3. Ascending or Descending Order

After deciding which way to analyze, it is time to dig deeper into each question either as a team, PLC, or individually. On the left is a section for input while going through the question analysis, identifying what action was taken, or keeping notes for future reference.
Sample Question Analysis Report

This Question Analysis report provides these three key metrics that indicate how well this particular test question performed. Here’s what each measurement means:
Question Difficulty (P-Value)
0.93 This means 93% of students answered this question correctly. In general:
- P-values range from 0.00 to 1.00
- 0.50 (50% correct) is considered ideal difficulty
- 0.30-0.70 is the optimum range for most classroom assessments
- The 0.93 indicates this question was too easy – almost everyone got it right
Question Difficulty (Rasch)
-1.37 This is another way to measure difficulty using a different scale:
- The scale typically runs from -4 to +4
- Negative numbers = easier questions
- Positive numbers = harder questions
- 0 = moderate difficulty
- The -1.37 confirms the question was quite easy
Question Quality (Point Biserial)
0.35 This measures how well the question distinguishes between high and low-performing students:
- Values range from -1.00 to +1.00
- Higher positive values are better
- 0.30+ is generally considered “good”
- The 0.35 means students who scored well overall were more likely to get this question right, which is what you want
What this means
This question worked well to identify student understanding (good quality), but it was too easy to provide meaningful assessment data.

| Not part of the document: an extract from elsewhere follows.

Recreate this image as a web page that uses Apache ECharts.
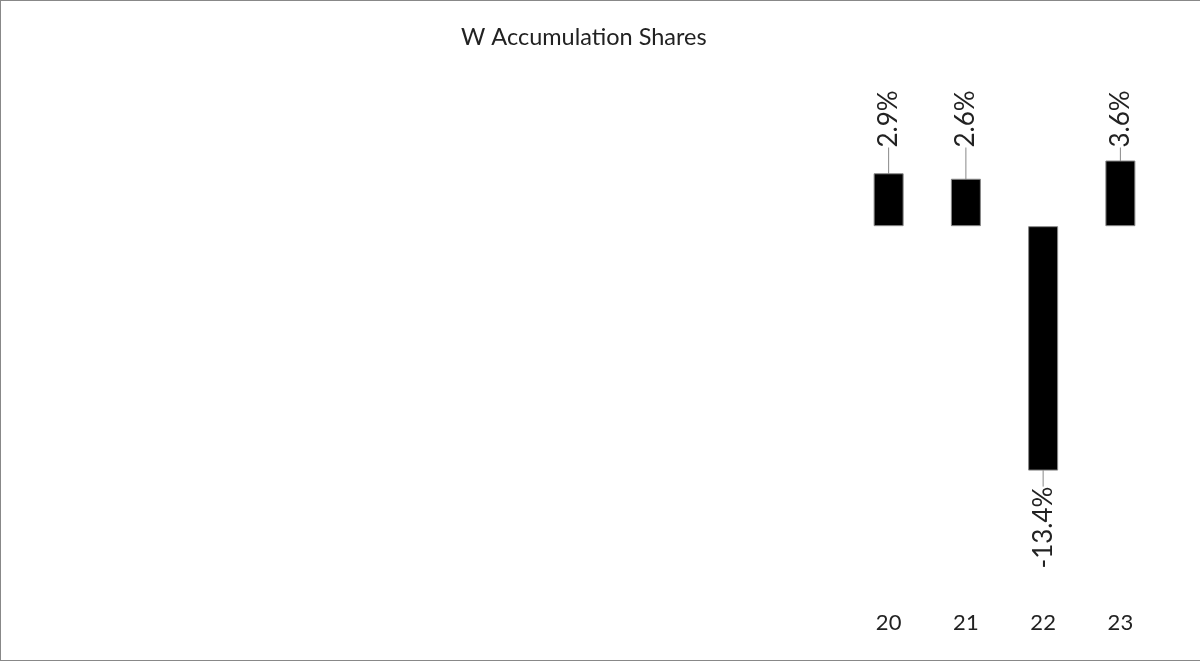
<!DOCTYPE html>
<html>
<head>
<meta charset="utf-8">
<script src="https://cdn.jsdelivr.net/npm/echarts@6/dist/echarts.min.js"></script>
<style>
  html, body { margin: 0; padding: 0; background: #fff; }
  #chart {
    width: 1200px; height: 661px; box-sizing: border-box;
    border-left: 1px solid #888; border-top: 1px solid #888; border-bottom: 1px solid #888;
  }
</style>
</head>
<body>
<div id="chart"></div>
<script>
  var categories = ['20', '21', '22', '23'];
  var values = [2.9, 2.6, -13.4, 3.6];

  var chart = echarts.init(document.getElementById('chart'));
  var maxVal = Math.max.apply(null, values);

  var option = {
    animation: false,
    title: {
      text: 'W Accumulation Shares',
      left: 455,
      top: 19,
      textStyle: { fontFamily: 'Lato', fontWeight: 'normal', fontSize: 23.5, color: '#222' }
    },
    grid: { left: 849, right: 41, top: 61, bottom: 69 },
    xAxis: {
      type: 'category',
      data: categories,
      position: 'bottom',
      axisLine: { show: false, onZero: false },
      axisTick: { show: false },
      axisLabel: { fontFamily: 'Lato', fontSize: 22, color: '#222', margin: 21 }
    },
    yAxis: {
      type: 'value',
      min: -20,
      max: 9,
      show: false,
      splitLine: { show: false }
    },
    series: [{
      type: 'bar',
      barWidth: 30,
      itemStyle: { color: '#000', borderColor: '#888', borderWidth: 1 },
      label: {
        show: true,
        rotate: 90,
        fontFamily: 'Lato',
        fontSize: 26,
        color: '#222',
        formatter: function (p) { return p.value.toFixed(1) + '%'; }
      },
      labelLine: { show: true, lineStyle: { color: '#888', width: 1 } },
      labelLayout: function (p) {
        var v = values[p.dataIndex];
        if (v >= 0) {
          // line up all positive labels just above the tallest bar
          var topY = chart.convertToPixel({ gridIndex: 0 }, [0, maxVal])[1];
          return { y: topY - 5 };
        }
        return { y: p.rect.y + p.rect.height + 8 };
      },
      data: values.map(function (v) {
        return {
          value: v,
          label: v >= 0
            ? { position: 'top', align: 'left', verticalAlign: 'middle', padding: [0, 0, 0, 8] }
            : { position: 'bottom', align: 'right', verticalAlign: 'middle', padding: [0, 8, 0, 0] }
        };
      })
    }]
  };

  chart.setOption(option);
</script>
</body>
</html>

Consider making future similar questions slightly more challenging while maintaining the clear distinction between concepts that made this one high-quality.
Evidence of Validity

This is a validity review checklist used to systematically evaluate test questions to ensure they’re fair, accurate, and appropriately constructed. Here’s what each section helps you examine:
Standards Alignment
- Verifies the question actually measures what it’s supposed to measure
- Ensures it aligns with specific learning standards or objectives
- Confirms the question matches the intended grade level and content area
- State Standards: Does it match your curriculum requirements?

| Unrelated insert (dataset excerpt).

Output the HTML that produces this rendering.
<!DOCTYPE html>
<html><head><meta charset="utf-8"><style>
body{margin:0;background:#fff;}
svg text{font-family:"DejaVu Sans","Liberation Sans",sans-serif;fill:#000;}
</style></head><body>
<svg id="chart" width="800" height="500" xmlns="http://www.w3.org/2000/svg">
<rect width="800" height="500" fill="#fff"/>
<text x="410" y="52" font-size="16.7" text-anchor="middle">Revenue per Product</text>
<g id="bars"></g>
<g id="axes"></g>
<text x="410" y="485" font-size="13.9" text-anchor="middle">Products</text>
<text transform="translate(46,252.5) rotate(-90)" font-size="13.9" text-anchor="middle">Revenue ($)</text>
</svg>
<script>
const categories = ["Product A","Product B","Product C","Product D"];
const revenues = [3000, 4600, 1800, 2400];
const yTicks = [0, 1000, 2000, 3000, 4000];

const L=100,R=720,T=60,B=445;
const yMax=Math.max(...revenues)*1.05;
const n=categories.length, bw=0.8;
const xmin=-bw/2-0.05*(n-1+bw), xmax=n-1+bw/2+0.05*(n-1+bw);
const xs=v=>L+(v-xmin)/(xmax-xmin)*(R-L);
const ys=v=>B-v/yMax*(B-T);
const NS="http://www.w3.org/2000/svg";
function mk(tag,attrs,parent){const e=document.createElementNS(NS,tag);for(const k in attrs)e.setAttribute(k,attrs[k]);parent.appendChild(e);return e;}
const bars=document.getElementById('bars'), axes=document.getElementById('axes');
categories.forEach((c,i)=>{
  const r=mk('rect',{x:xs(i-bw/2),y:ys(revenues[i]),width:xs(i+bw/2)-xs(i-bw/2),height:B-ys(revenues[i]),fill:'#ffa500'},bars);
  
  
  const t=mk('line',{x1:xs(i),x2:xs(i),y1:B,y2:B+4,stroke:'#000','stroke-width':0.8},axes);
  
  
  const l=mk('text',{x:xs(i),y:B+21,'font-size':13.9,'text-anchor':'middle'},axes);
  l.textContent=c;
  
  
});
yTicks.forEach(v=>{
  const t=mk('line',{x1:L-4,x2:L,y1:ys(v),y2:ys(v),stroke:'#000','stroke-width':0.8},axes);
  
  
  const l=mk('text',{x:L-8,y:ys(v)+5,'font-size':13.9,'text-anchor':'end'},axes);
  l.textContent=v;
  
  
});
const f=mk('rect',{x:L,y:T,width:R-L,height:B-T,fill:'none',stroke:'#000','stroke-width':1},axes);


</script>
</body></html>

- Depth of Knowledge (DOK): Does the cognitive demand match your learning objective?
- DOK 1: Recall facts (identify, list)
- DOK 2: Apply skills/concepts (describe, compare)
- DOK 3: Strategic thinking (analyze, evaluate)
- DOK 4: Extended thinking (synthesize, create)
Example issue: Teaching students to “analyze” but asking them to only “identify” creates a mismatch.
Bias and Sensitivity
- Checks for cultural, gender, socioeconomic, or other biases
- Ensures the question doesn’t favor certain groups of students
- Reviews for potentially offensive or insensitive content
- Looks for assumptions about student backgrounds or experiences
This protects all students from unfair disadvantages:
- Cultural bias: Avoid references that favor certain backgrounds (e.g., assuming all students know about skiing)
- Stereotypes: Don’t reinforce harmful assumptions about groups
- Sensitive topics: Avoid emotionally charged content unrelated to learning objectives
Example issue: A math word problem about expensive vacations may disadvantage students from low-income families.
Language and Vocabulary
- Evaluates whether the reading level is appropriate
- Checks for unnecessarily complex or confusing language
- Ensures vocabulary doesn’t create barriers unrelated to the content being tested
- Reviews for clear, concise wording
This ensures language doesn’t become a barrier to demonstrating knowledge:
- Grade-appropriate vocabulary: Use words students at this level should know
- Clear, concise writing: Eliminate unnecessary complexity
- Consistent terminology: Don’t switch between “rectangle” and “quadrilateral” randomly
- Active voice: “Students conducted the experiment” vs. “The experiment was conducted by students”
Example issue: Using “precipitation” instead of “rain” in a 2nd-grade science question.
Structure and Context
- Examines the overall organization and flow of the question
- Checks if the context/scenario is realistic and relevant
- Ensures the question format supports the learning objective
- Reviews for logical progression of information
This ensures the question format supports learning assessment:
- Clear instructions: Students understand what they’re being asked to do
- Appropriate context: Scenarios are realistic and relevant
- No unintended clues: The structure doesn’t give away the answer
- Parallel structure: All answer choices follow the same format
Example issue: Making the correct answer noticeably longer than the distractors.
Answer Choices (for multiple choice questions)
- Evaluates whether distractors are plausible but clearly incorrect
- Checks that the correct answer is definitively right
- Ensures choices are similar in length and complexity
- Reviews for “all of the above” or “none of the above” issues
This ensures multiple-choice questions work effectively:
- Plausible distractors: Wrong answers should reflect common misconceptions
- Grade-level appropriate: Distractors based on content students should know
- Avoid “gotcha” answers: Don’t trick students who actually know the material
- One clearly correct answer: No ambiguity about which choice is right
Example issue: Having distractors like “purple elephant” that no student would reasonably choose.
Visuals
- Checks charts, graphs, images, or diagrams for clarity
- Ensures visuals support rather than confuse the question
- Reviews for appropriate size, resolution, and labeling
- Confirms visuals are accessible to all students
This ensures graphics support rather than hinder assessment:
- Purpose-driven: Charts/images directly support the question’s objective
- Complete information: Everything needed to answer is provided
- Clear and legible: Students can easily read and interpret visuals
- Accessible: Works for students with visual processing differences
Example issue: Including a blurry graph where students can’t read the numbers on the axes.
How to Use This Checklist
- Review each question systematically through all six lenses
- Mark “No” for any area that needs improvement
- Revise the question before using it with students
- Document your changes for future reference
- Build a bank of validated questions over time
This process might seem time-consuming initially, but it prevents the much larger problem of making instructional decisions based on invalid assessment data. Start with the most important assessments (unit tests, benchmarks) and gradually work through each question bank.
Here’s why this matters so much
Analyzing assessments for validity is critical for ensuring tests actually do what they’re supposed to do.
Validity ensures the assessment actually measures the intended learning objectives, not unrelated factors like reading ability when testing math concepts, or cultural knowledge when testing science skills. Without validity, one might think a student doesn’t understand fractions when they actually just struggled with complex vocabulary.